He trabajado con Guillermo Toledo. Lo conocí currando en una película de Colombo. Pleno agosto. Un calor abrasador en un asfixiante plató, en el jodido “Torrejón de Ardor”. Se rodaba una secuencia musical con muchos figurantes, todos ellos de aspecto andaluz o gitano. Palmeros y cantantes.
El rodaje se alarga. Los retrasos impacientan a los pobres figurantes, que en el exterior del estudio se deshidratan por el brutal calor. Mientras escucho indicaciones por el walkie, una mujer de unos setenta años se me acerca. “Joven, ¿no tendrá una silla para mí? Me están matando las varices”. “Claro, señora”. Cierro el walkie y entro en el plató. Agarro una silla de plástico vacía, perteneciente al equipo, y se la doy. “Muchas gracias, chiquillo”. Un asistente de dirección, mi superior, se acerca a mí con el rostro desencajado y las manos temblorosas.
- Ivan… esa silla no es para figuración.
- Tiene varices.
- Como si tiene juanetes, Ivan. Esa silla pertenece al principal crew.
- ¿Crew?
- Equipo, Ivan, equipo. El equipo principal.
- Estaba vacía.
- Pero igual la necesitan, tiene que estar ahí. Para ellos.
- Tiene varices.
- ¿Te estás quedando conmigo?
- Mira, esa silla es para esa señora. No se va a levantar de ahí hasta que le llamen.

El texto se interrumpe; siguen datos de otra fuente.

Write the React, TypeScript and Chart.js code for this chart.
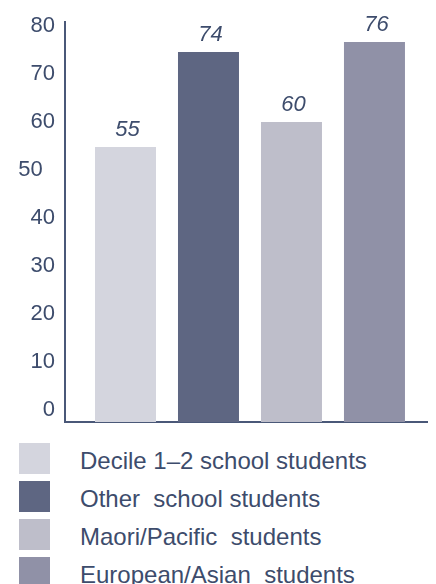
import { useEffect, useRef } from "react";
import { Chart, registerables } from "chart.js";

Chart.register(...registerables);

// Groups shown, one bar each, in drawing order
const categories = [
  "Decile 1–2 school students",
  "Other  school students",
  "Maori/Pacific  students",
  "European/Asian  students",
];
const values = [55, 74, 60, 76];
const barColors = ["#d4d5de", "#5e6682", "#bebeca", "#9091a7"];

// Vertical axis ticks and their printed labels
const yTickValues = [0, 10, 20, 30, 40, 50, 60, 70, 80];
const yTickLabels = ["0", "10", "20", "30", "40", "50  ", "60", "70", "80"];

const textColor = "#3d4c6c";
const axisColor = "#4a5878";
const fontFamily = "'Liberation Sans', Arial, Helvetica, sans-serif";

const valueLabels = {
  id: "valueLabels",
  afterDatasetsDraw(chart: any) {
    const ctx = chart.ctx;
    ctx.save();
    ctx.font = `italic 22px ${fontFamily}`;
    ctx.fillStyle = textColor;
    ctx.textAlign = "center";
    ctx.textBaseline = "alphabetic";
    chart.data.datasets.forEach((_ds: any, i: number) => {
      const el = chart.getDatasetMeta(i).data[0];
      if (!el) return;
      ctx.fillText(String(values[i]), el.x + 2, el.y - 11);
    });
    ctx.restore();
  },
};

const noPadding = (s: any) => {
  s.paddingTop = 0;
  s.paddingBottom = 0;
  s.paddingLeft = 0;
  s.paddingRight = 0;
};

export default function App() {
  const canvasRef = useRef<HTMLCanvasElement | null>(null);

  useEffect(() => {
    if (!canvasRef.current) return;
    const chart = new Chart(canvasRef.current, {
      type: "bar",
      data: {
        datasets: categories.map((label, i) => ({
          label,
          data: [{ x: i, y: values[i] }],
          backgroundColor: barColors[i],
          grouped: false,
          barPercentage: 0.735,
          categoryPercentage: 1,
        })),
      },
      options: {
        animation: false,
        responsive: false,
        devicePixelRatio: 1,
        layout: { padding: { left: 0, top: 22, right: 9, bottom: 10 } },
        plugins: {
          legend: { display: false },
          tooltip: { enabled: false },
        },
        scales: {
          x: {
            type: "linear",
            offset: false,
            min: -0.729,
            max: 3.633,
            grid: { display: false, offset: false, drawTicks: false },
            ticks: { display: false },
            border: { display: true, color: axisColor, width: 2 },
            afterBuildTicks: (s: any) => {
              s.ticks = values.map((_v, i) => ({ value: i }));
            },
            afterFit: (s: any) => {
              s.height = 0;
              noPadding(s);
            },
          },
          y: {
            type: "linear",
            position: "left",
            weight: 0,
            min: 0,
            max: 80,
            grid: { display: false, drawTicks: false },
            ticks: { display: false },
            border: { display: true, color: axisColor, width: 2 },
            afterFit: (s: any) => {
              s.width = 0;
              noPadding(s);
            },
          },
          yt: {
            type: "linear",
            position: "left",
            weight: 1,
            min: -2.5,
            max: 80.833,
            grid: { display: false, drawTicks: false },
            border: { display: false },
            ticks: {
              color: textColor,
              font: { family: fontFamily, size: 22 },
              padding: 10,
              callback: (v: any) => {
                const idx = yTickValues.indexOf(Number(v));
                return idx >= 0 ? yTickLabels[idx] : "";
              },
            },
            afterBuildTicks: (s: any) => {
              s.ticks = yTickValues.map((v) => ({ value: v }));
            },
            afterFit: (s: any) => {
              s.width = 65;
              noPadding(s);
            },
          },
        },
      } as any,
      plugins: [valueLabels],
    });
    return () => chart.destroy();
  }, []);

  return (
    <div style={{ position: "absolute", left: 0, top: 0, width: 436, height: 584, background: "#fff" }}>
      <canvas ref={canvasRef} width={436} height={432} style={{ position: "absolute", left: 0, top: 0 }} />
      <div style={{ position: "absolute", left: 19, top: 443 }}>
        {categories.map((label, i) => (
          <div key={label} style={{ display: "flex", height: 31, marginBottom: 7, alignItems: "flex-start" }}>
            <div style={{ width: 31, height: 31, background: barColors[i], flex: "none" }} />
            <span
              style={{
                marginLeft: 30,
                fontFamily,
                fontSize: 24,
                lineHeight: "31px",
                color: textColor,
                whiteSpace: "pre",
                position: "relative",
                top: 2,
              }}
            >
              {label}
            </span>
          </div>
        ))}
      </div>
    </div>
  );
}
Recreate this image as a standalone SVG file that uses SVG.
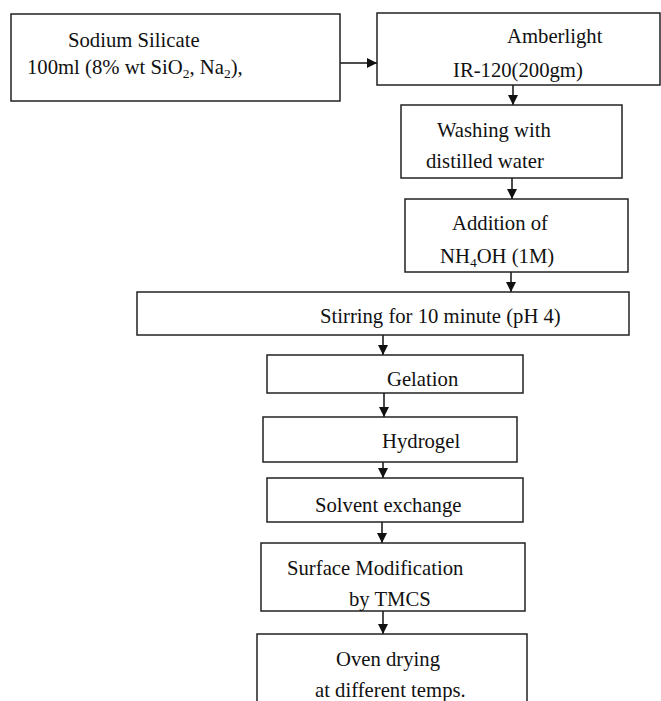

El tipo, un fulanito que se creía Patton por tener dos walkies con cartucheras, se fue dando aspavientos, atacado de los nervios, histérico. Esa tarde la secuencia se rodó sin problemas, la gitana con varices cantó como nunca y a mí me cayó un desagradable rapapolvo que me hizo aprender una lección: el mundo del cine es un mundo absurdo, clasista, injusto, duro, un mundillo de castas, de ridículas elites y de gente tirando a chunga. También aprendí a buscarme otro trabajo. Escrito el domingo 11 de septiembre de 2011.